### RAW DATA
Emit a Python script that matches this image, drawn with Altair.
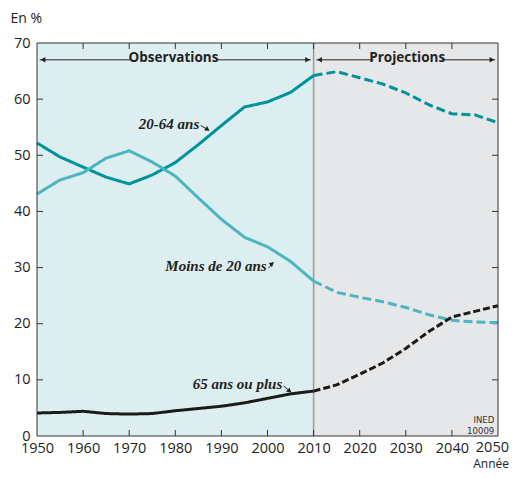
import altair as alt
import pandas as pd

# ---------------- data ----------------
years_obs = [1950, 1955, 1960, 1965, 1970, 1975, 1980, 1985, 1990, 1995, 2000, 2005, 2010]
years_proj = [2010, 2015, 2020, 2025, 2030, 2035, 2040, 2045, 2050]

s2064_obs = [52.2, 49.7, 47.9, 46.1, 44.9, 46.5, 48.7, 51.9, 55.3, 58.6, 59.5, 61.2, 64.2]
s2064_proj = [64.2, 64.9, 63.8, 62.7, 61.1, 59.0, 57.4, 57.2, 55.8]
s020_obs = [43.1, 45.6, 46.9, 49.5, 50.8, 48.8, 46.3, 42.4, 38.6, 35.4, 33.7, 31.1, 27.6]
s020_proj = [27.6, 25.6, 24.7, 23.9, 22.9, 21.6, 20.6, 20.3, 20.2]
s65_obs = [4.1, 4.2, 4.4, 4.0, 3.9, 4.0, 4.5, 4.9, 5.3, 5.9, 6.7, 7.5, 8.0]
s65_proj = [8.0, 9.1, 11.0, 13.0, 15.6, 18.6, 21.2, 22.2, 23.2]

x_labels = [1950, 1960, 1970, 1980, 1990, 2000, 2010, 2020, 2030, 2040]
x_last_label = ["2050"]
y_labels = [0, 10, 20, 30, 40, 50, 60, 70]
x_ticks = [1960, 1970, 1980, 1990, 2000, 2010, 2020, 2030, 2040]
y_ticks = [10, 20, 30, 40, 50, 60]

W, H = 461, 393
FONT = "Open Sans"
SERIF = "Liberation Serif"
LBL = 14.5

rows = []
for name, ys, vals, per in [
    ("20-64", years_obs, s2064_obs, "obs"), ("20-64", years_proj, s2064_proj, "proj"),
    ("m20", years_obs, s020_obs, "obs"), ("m20", years_proj, s020_proj, "proj"),
    ("65", years_obs, s65_obs, "obs"), ("65", years_proj, s65_proj, "proj"),
]:
    for y, v in zip(ys, vals):
        rows.append({"year": y, "value": v, "style": f"{name}|{per}"})
df = pd.DataFrame(rows)

styles = ["20-64|obs", "20-64|proj", "m20|obs", "m20|proj", "65|obs", "65|proj"]
colors = ["#00929a", "#00929a", "#4cb5c0", "#4cb5c0", "#1a1a1a", "#1a1a1a"]
dashes = [[1, 0], [9, 4], [1, 0], [9, 4], [1, 0], [7, 3]]
widths = [3, 3, 3, 3, 4.5, 4.5]

xs = alt.Scale(domain=[1950, 2050], nice=False)
ys_ = alt.Scale(domain=[0, 70], nice=False)

x_axis = alt.Axis(values=x_labels, ticks=False, domain=False, grid=False, labelFlush=False,
                  labelOverlap=False, labelFont=FONT, labelFontSize=LBL, labelColor="#222",
                  labelPadding=5, title=None, format="d")
y_axis = alt.Axis(values=y_labels, ticks=False, domain=False, grid=False, labelFont=FONT,
                  labelFontSize=LBL, labelColor="#222", labelPadding=7, title="En %",
                  titleAngle=0, titleAlign="left", titleBaseline="middle", titleX=-27,
                  titleY=-25, titleFont=FONT, titleFontSize=14, titleFontWeight="normal",
                  titleColor="#222", labelFlush=False)

def X(field="x", **kw):
    return alt.X(field, type="quantitative", scale=xs, axis=x_axis, **kw)

def Y(field="y", **kw):
    return alt.Y(field, type="quantitative", scale=ys_, axis=y_axis, **kw)

# backgrounds
bg_obs = alt.Chart(pd.DataFrame({"x": [1950], "x2": [2010]})).mark_rect(fill="#ddeef1").encode(
    x=X("x"), x2="x2", y=alt.value(0), y2=alt.value(H))
bg_proj = alt.Chart(pd.DataFrame({"x": [2010], "x2": [2050]})).mark_rect(fill="#e6e7e9").encode(
    x=X("x"), x2="x2", y=alt.value(0), y2=alt.value(H))

vline = alt.Chart(pd.DataFrame({"x": [2010]})).mark_rule(color="#9a9a9a", strokeWidth=1.5).encode(
    x=X("x"), y=alt.value(0), y2=alt.value(H))

lines = alt.Chart(df).mark_line(strokeCap="butt", strokeJoin="round").encode(
    x=X("year"), y=Y("value"),
    color=alt.Color("style:N", scale=alt.Scale(domain=styles, range=colors), legend=None),
    strokeDash=alt.StrokeDash("style:N", scale=alt.Scale(domain=styles, range=dashes), legend=None),
    strokeWidth=alt.StrokeWidth("style:N", scale=alt.Scale(domain=styles, range=widths), legend=None),
    detail="style:N",
)

# ticks (inward)
tdx = pd.DataFrame({"x": x_ticks})
tdy = pd.DataFrame({"y": y_ticks})
tk = dict(color="#333", strokeWidth=1)
t_bottom = alt.Chart(tdx).mark_rule(**tk).encode(x=X("x"), y=alt.value(H), y2=alt.value(H - 6))
t_top = alt.Chart(tdx).mark_rule(**tk).encode(x=X("x"), y=alt.value(0), y2=alt.value(6))
t_left = alt.Chart(tdy).mark_rule(**tk).encode(y=Y("y"), x=alt.value(0), x2=alt.value(6))
t_right = alt.Chart(tdy).mark_rule(**tk).encode(y=Y("y"), x=alt.value(W), x2=alt.value(W - 6))

# header arrows
seg = pd.DataFrame({"x": [1950.6, 1988.9, 2010.6, 2037.8],
                    "x2": [1970.2, 2009.4, 2023.0, 2049.4],
                    "y": [67.0] * 4})
header_rules = alt.Chart(seg).mark_rule(color="#222", strokeWidth=1).encode(x=X("x"), x2="x2", y=Y("y"))
heads_l = pd.DataFrame({"x": [1951.3, 2011.3], "y": [67.0, 67.0]})
heads_r = pd.DataFrame({"x": [2008.7, 2048.7], "y": [67.0, 67.0]})
header_hl = alt.Chart(heads_l).mark_point(shape="triangle-left", filled=True, size=30, opacity=1,
                                          color="#222").encode(x=X("x"), y=Y("y"))
header_hr = alt.Chart(heads_r).mark_point(shape="triangle-right", filled=True, size=30, opacity=1,
                                          color="#222").encode(x=X("x"), y=Y("y"))
htext = pd.DataFrame({"x": [1979.6, 2030.3], "y": [67.3, 67.3], "t": ["Observations", "Projections"]})
header_text = alt.Chart(htext).mark_text(font=FONT, fontSize=13.5, fontWeight="bold", color="#222",
                                         baseline="middle").encode(x=X("x"), y=Y("y"), text="t:N")

# series labels
lab = pd.DataFrame({"x": [1985.2, 1999.8, 2003.2], "y": [55.6, 30.3, 9.3],
                    "t": ["20-64 ans", "Moins de 20 ans", "65 ans ou plus"]})
labels = alt.Chart(lab).mark_text(font=SERIF, fontSize=15, fontWeight="bold", fontStyle="italic",
                                  color="#222", align="right", baseline="middle").encode(
    x=X("x"), y=Y("y"), text="t:N")
arr = pd.DataFrame({"x": [1985.5, 2000.2, 2003.5], "y": [55.3, 29.9, 8.9],
                    "x2": [1987.2, 2001.2, 2005.0], "y2": [54.5, 30.9, 7.9]})
arrow_rules = alt.Chart(arr).mark_rule(color="#222", strokeWidth=1).encode(
    x=X("x"), y=Y("y"), x2="x2", y2="y2")
ah = pd.DataFrame({"x": [1987.0, 2001.0, 2004.8], "y": [54.6, 30.7, 8.0], "a": [122, 52, 128]})
arrow_heads = alt.Chart(ah).mark_point(shape="triangle-up", filled=True, size=28, opacity=1,
                                       color="#222").encode(x=X("x"), y=Y("y"), angle=alt.Angle("a:Q", scale=None))

# INED credit
ined = pd.DataFrame({"x": [2049.2, 2049.2], "y": [2.9, 0.95], "t": ["INED", "10009"]})
ined_text = alt.Chart(ined).mark_text(font="DejaVu Sans Condensed", fontSize=9.5, color="#333",
                                      align="right", baseline="middle").encode(x=X("x"), y=Y("y"), text="t:N")

# last x label (kept inside the page) and axis title "Année"
last_lbl = alt.Chart(pd.DataFrame({"x": [2050], "t": x_last_label})).mark_text(
    font=FONT, fontSize=LBL, color="#222", align="right", baseline="top", dx=11).encode(
    x=X("x"), y=alt.value(H + 5), text="t:N")
annee = alt.Chart(pd.DataFrame({"x": [2050], "t": ["Année"]})).mark_text(
    font=FONT, fontSize=12, color="#222", align="right", baseline="middle", dx=11).encode(
    x=X("x"), y=alt.value(H + 27.5), text="t:N")

border = alt.Chart(pd.DataFrame({"a": [0]})).mark_rect(filled=False, stroke="#333", strokeWidth=1).encode(
    x=alt.value(0), x2=alt.value(W), y=alt.value(0), y2=alt.value(H))

chart = alt.layer(
    bg_obs, bg_proj, vline, t_bottom, t_top, t_left, t_right, lines,
    header_rules, header_hl, header_hr, header_text, labels, arrow_rules, arrow_heads,
    ined_text, last_lbl, annee, border,
).properties(
    width=W, height=H,
    autosize=alt.AutoSizeParams(type="none"),
    padding={"left": 29, "top": 35, "right": 11, "bottom": 34},
).configure_view(stroke=None)

chart.save("out.html", embed_options={"renderer": "svg", "actions": False})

### REQUIREMENT
Would you reproduce the lines above, from the very first through the line containing "2040, 2045, 2050]", exactly and without the pictures?

### TASK ANSWER
Emit a Python script that matches this image, drawn with Altair.
import altair as alt
import pandas as pd

# ---------------- data ----------------
years_obs = [1950, 1955, 1960, 1965, 1970, 1975, 1980, 1985, 1990, 1995, 2000, 2005, 2010]
years_proj = [2010, 2015, 2020, 2025, 2030, 2035, 2040, 2045, 2050]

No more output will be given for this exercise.